Task goal:
Copy out each line exactly; pictures stay out of the copy.

.....

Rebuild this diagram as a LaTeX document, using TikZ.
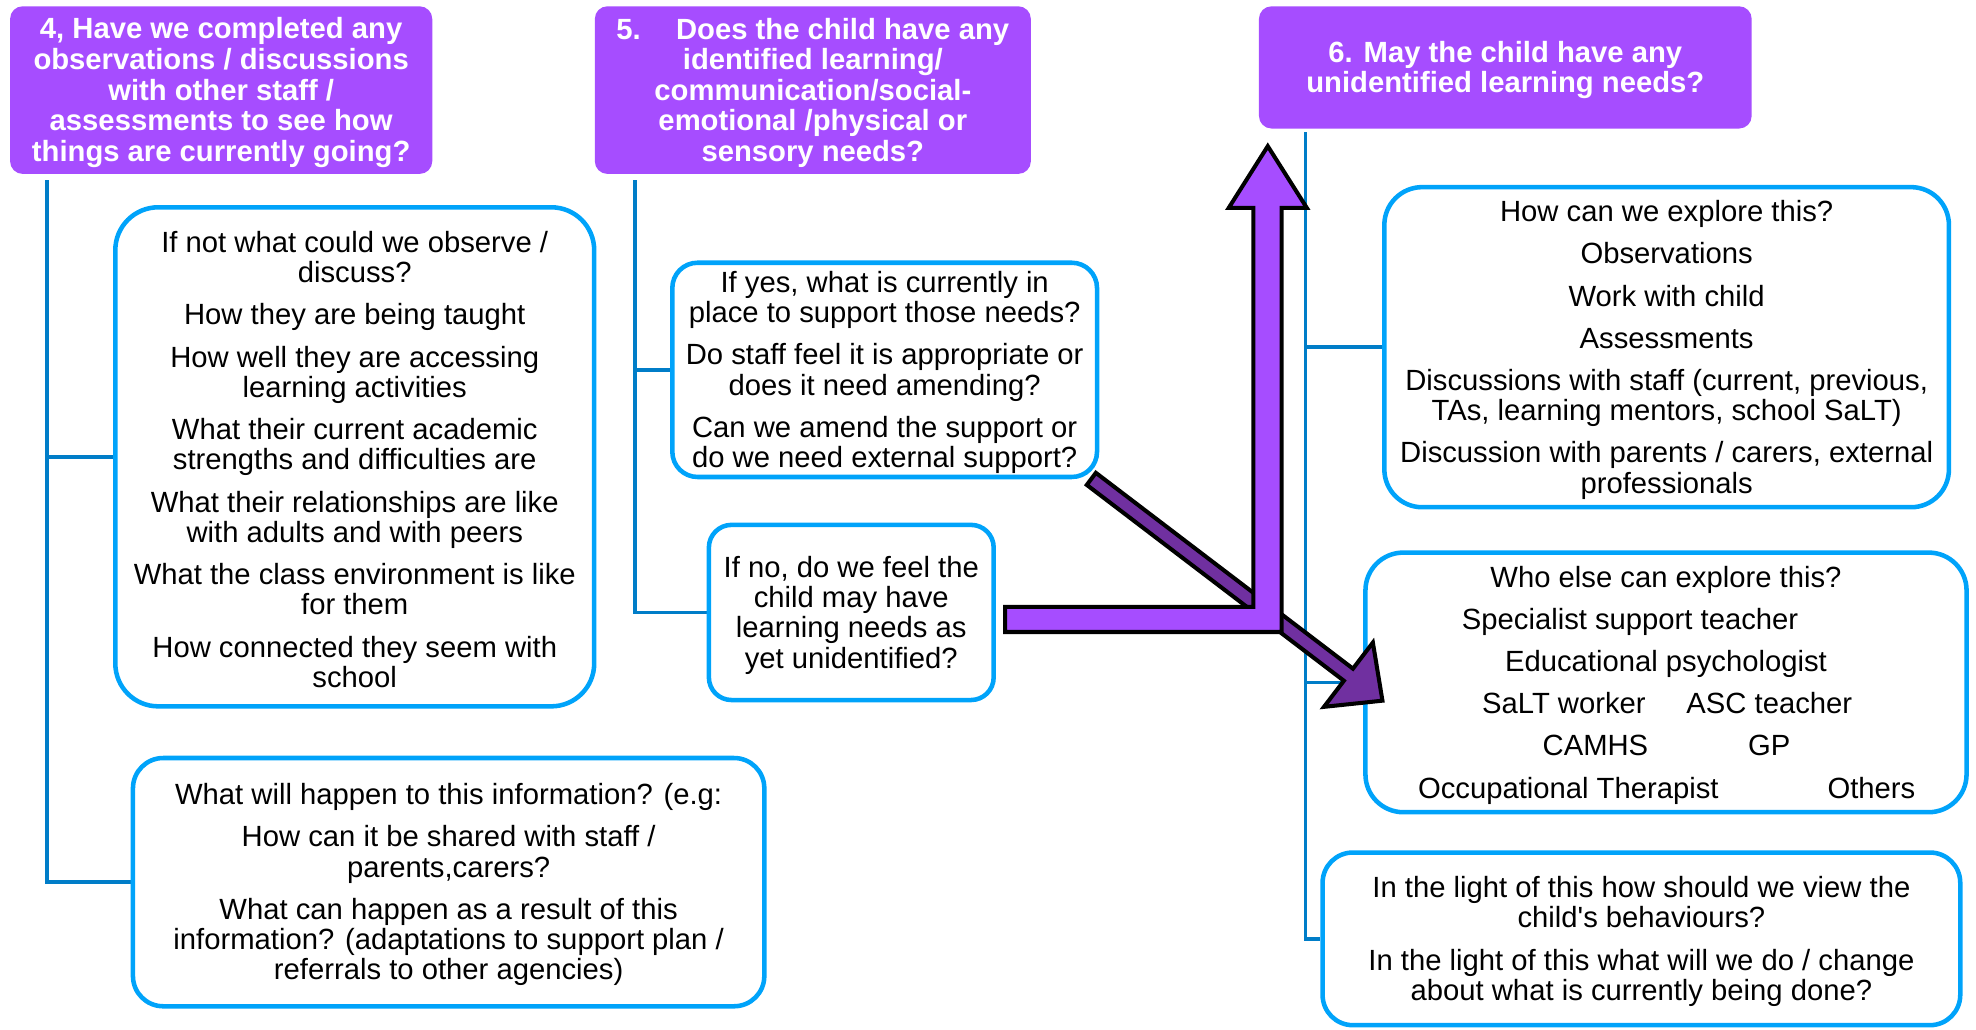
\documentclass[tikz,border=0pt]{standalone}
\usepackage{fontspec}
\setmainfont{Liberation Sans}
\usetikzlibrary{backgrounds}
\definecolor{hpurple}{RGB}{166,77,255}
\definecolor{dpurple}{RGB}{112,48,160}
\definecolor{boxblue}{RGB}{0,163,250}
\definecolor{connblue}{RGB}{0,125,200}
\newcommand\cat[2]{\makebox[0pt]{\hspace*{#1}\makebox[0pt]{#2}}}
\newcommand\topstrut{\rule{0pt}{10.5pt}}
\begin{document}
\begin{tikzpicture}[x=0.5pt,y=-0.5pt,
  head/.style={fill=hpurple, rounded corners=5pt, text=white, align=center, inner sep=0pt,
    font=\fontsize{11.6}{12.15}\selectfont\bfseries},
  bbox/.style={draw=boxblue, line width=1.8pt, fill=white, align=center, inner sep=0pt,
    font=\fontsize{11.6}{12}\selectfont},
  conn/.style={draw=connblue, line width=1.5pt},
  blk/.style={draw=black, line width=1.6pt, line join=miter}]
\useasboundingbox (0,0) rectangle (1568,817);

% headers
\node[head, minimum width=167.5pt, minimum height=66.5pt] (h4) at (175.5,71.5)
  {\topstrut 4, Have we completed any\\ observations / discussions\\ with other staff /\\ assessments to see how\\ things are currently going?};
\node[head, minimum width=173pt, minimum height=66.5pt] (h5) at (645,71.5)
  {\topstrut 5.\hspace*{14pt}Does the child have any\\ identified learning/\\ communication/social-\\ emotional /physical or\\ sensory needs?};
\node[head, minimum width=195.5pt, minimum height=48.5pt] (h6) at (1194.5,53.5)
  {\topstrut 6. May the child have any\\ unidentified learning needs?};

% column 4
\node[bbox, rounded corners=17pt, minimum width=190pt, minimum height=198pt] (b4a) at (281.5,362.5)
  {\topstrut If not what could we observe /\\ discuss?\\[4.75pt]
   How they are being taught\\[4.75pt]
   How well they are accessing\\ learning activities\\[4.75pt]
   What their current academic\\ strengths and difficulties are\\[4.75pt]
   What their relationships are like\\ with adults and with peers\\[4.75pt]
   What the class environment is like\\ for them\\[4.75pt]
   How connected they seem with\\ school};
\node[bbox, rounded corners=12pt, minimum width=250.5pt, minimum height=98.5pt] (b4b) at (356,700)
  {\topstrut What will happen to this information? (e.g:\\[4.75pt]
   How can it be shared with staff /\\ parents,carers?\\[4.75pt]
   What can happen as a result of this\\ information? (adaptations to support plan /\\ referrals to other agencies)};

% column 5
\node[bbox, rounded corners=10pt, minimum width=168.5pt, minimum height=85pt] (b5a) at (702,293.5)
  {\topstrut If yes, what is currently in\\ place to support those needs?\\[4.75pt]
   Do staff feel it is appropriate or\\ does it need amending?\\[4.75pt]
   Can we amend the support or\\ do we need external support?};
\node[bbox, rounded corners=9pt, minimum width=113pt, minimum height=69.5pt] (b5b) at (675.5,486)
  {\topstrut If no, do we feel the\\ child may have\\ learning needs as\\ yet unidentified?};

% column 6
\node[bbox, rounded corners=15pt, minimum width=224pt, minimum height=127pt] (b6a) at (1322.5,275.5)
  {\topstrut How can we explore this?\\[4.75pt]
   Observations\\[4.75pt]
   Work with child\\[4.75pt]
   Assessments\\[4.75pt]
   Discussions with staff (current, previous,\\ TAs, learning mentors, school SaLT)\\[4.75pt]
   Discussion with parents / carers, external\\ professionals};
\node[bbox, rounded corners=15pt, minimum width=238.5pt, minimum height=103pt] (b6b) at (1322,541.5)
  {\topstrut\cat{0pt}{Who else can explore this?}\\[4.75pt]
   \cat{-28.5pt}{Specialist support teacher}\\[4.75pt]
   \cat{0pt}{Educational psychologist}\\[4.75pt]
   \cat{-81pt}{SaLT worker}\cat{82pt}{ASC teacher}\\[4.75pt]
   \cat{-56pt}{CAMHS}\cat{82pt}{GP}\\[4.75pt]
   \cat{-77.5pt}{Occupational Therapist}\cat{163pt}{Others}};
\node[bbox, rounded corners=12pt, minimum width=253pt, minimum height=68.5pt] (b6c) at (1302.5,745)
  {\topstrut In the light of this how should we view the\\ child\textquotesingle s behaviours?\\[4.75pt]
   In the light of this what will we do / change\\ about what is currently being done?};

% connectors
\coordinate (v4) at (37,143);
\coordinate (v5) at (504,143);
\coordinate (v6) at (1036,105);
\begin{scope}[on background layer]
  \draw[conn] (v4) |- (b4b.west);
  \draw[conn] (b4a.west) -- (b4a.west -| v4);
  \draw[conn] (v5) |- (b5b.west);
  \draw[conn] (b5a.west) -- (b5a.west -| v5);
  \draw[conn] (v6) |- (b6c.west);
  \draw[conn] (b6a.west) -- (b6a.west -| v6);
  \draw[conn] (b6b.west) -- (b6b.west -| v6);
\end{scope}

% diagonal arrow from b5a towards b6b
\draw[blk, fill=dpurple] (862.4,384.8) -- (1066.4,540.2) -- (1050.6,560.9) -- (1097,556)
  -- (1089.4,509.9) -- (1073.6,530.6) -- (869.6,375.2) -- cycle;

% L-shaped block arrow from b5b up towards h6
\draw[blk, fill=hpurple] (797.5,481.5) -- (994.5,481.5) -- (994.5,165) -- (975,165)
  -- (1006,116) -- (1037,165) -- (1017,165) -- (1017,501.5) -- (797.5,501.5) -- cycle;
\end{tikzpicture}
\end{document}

.....

Complete response:
Rebuild this diagram as a LaTeX document, using TikZ.
\documentclass[tikz,border=0pt]{standalone}
\usepackage{fontspec}
\setmainfont{Liberation Sans}
\usetikzlibrary{backgrounds}
\definecolor{hpurple}{RGB}{166,77,255}
\definecolor{dpurple}{RGB}{112,48,160}
\definecolor{boxblue}{RGB}{0,163,250}
\definecolor{connblue}{RGB}{0,125,200}
\newcommand\cat[2]{\makebox[0pt]{\hspace*{#1}\makebox[0pt]{#2}}}
\newcommand\topstrut{\rule{0pt}{10.5pt}}
\begin{document}
\begin{tikzpicture}[x=0.5pt,y=-0.5pt,
  head/.style={fill=hpurple, rounded corners=5pt, text=white, align=center, inner sep=0pt,
    font=\fontsize{11.6}{12.15}\selectfont\bfseries},
  bbox/.style={draw=boxblue, line width=1.8pt, fill=white, align=center, inner sep=0pt,
    font=\fontsize{11.6}{12}\selectfont},
  conn/.style={draw=connblue, line width=1.5pt},
  blk/.style={draw=black, line width=1.6pt, line join=miter}]
\useasboundingbox (0,0) rectangle (1568,817);

% headers
\node[head, minimum width=167.5pt, minimum height=66.5pt] (h4) at (175.5,71.5)
  {\topstrut 4, Have we completed any\\ observations / discussions\\ with other staff /\\ assessments to see how\\ things are currently going?};
\node[head, minimum width=173pt, minimum height=66.5pt] (h5) at (645,71.5)
  {\topstrut 5.\hspace*{14pt}Does the child have any\\ identified learning/\\ communication/social-\\ emotional /physical or\\ sensory needs?};
\node[head, minimum width=195.5pt, minimum height=48.5pt] (h6) at (1194.5,53.5)
  {\topstrut 6. May the child have any\\ unidentified learning needs?};

% column 4
\node[bbox, rounded corners=17pt, minimum width=190pt, minimum height=198pt] (b4a) at (281.5,362.5)
  {\topstrut If not what could we observe /\\ discuss?\\[4.75pt]
   How they are being taught\\[4.75pt]
   How well they are accessing\\ learning activities\\[4.75pt]
   What their current academic\\ strengths and difficulties are\\[4.75pt]
   What their relationships are like\\ with adults and with peers\\[4.75pt]
   What the class environment is like\\ for them\\[4.75pt]
   How connected they seem with\\ school};
\node[bbox, rounded corners=12pt, minimum width=250.5pt, minimum height=98.5pt] (b4b) at (356,700)
  {\topstrut What will happen to this information? (e.g:\\[4.75pt]
   How can it be shared with staff /\\ parents,carers?\\[4.75pt]
   What can happen as a result of this\\ information? (adaptations to support plan /\\ referrals to other agencies)};

% column 5
\node[bbox, rounded corners=10pt, minimum width=168.5pt, minimum height=85pt] (b5a) at (702,293.5)
  {\topstrut If yes, what is currently in\\ place to support those needs?\\[4.75pt]
   Do staff feel it is appropriate or\\ does it need amending?\\[4.75pt]
   Can we amend the support or\\ do we need external support?};
\node[bbox, rounded corners=9pt, minimum width=113pt, minimum height=69.5pt] (b5b) at (675.5,486)
  {\topstrut If no, do we feel the\\ child may have\\ learning needs as\\ yet unidentified?};

% column 6
\node[bbox, rounded corners=15pt, minimum width=224pt, minimum height=127pt] (b6a) at (1322.5,275.5)
  {\topstrut How can we explore this?\\[4.75pt]
   Observations\\[4.75pt]
   Work with child\\[4.75pt]
   Assessments\\[4.75pt]
   Discussions with staff (current, previous,\\ TAs, learning mentors, school SaLT)\\[4.75pt]
   Discussion with parents / carers, external\\ professionals};
\node[bbox, rounded corners=15pt, minimum width=238.5pt, minimum height=103pt] (b6b) at (1322,541.5)
  {\topstrut\cat{0pt}{Who else can explore this?}\\[4.75pt]
   \cat{-28.5pt}{Specialist support teacher}\\[4.75pt]
   \cat{0pt}{Educational psychologist}\\[4.75pt]
   \cat{-81pt}{SaLT worker}\cat{82pt}{ASC teacher}\\[4.75pt]
   \cat{-56pt}{CAMHS}\cat{82pt}{GP}\\[4.75pt]
   \cat{-77.5pt}{Occupational Therapist}\cat{163pt}{Others}};
\node[bbox, rounded corners=12pt, minimum width=253pt, minimum height=68.5pt] (b6c) at (1302.5,745)
  {\topstrut In the light of this how should we view the\\ child\textquotesingle s behaviours?\\[4.75pt]
   In the light of this what will we do / change\\ about what is currently being done?};

% connectors
\coordinate (v4) at (37,143);
\coordinate (v5) at (504,143);
\coordinate (v6) at (1036,105);
\begin{scope}[on background layer]
  \draw[conn] (v4) |- (b4b.west);
  \draw[conn] (b4a.west) -- (b4a.west -| v4);
  \draw[conn] (v5) |- (b5b.west);
  \draw[conn] (b5a.west) -- (b5a.west -| v5);
  \draw[conn] (v6) |- (b6c.west);
  \draw[conn] (b6a.west) -- (b6a.west -| v6);
  \draw[conn] (b6b.west) -- (b6b.west -| v6);
\end{scope}

% diagonal arrow from b5a towards b6b
\draw[blk, fill=dpurple] (862.4,384.8) -- (1066.4,540.2) -- (1050.6,560.9) -- (1097,556)
  -- (1089.4,509.9) -- (1073.6,530.6) -- (869.6,375.2) -- cycle;

% L-shaped block arrow from b5b up towards h6
\draw[blk, fill=hpurple] (797.5,481.5) -- (994.5,481.5) -- (994.5,165) -- (975,165)
  -- (1006,116) -- (1037,165) -- (1017,165) -- (1017,501.5) -- (797.5,501.5) -- cycle;
\end{tikzpicture}
\end{document}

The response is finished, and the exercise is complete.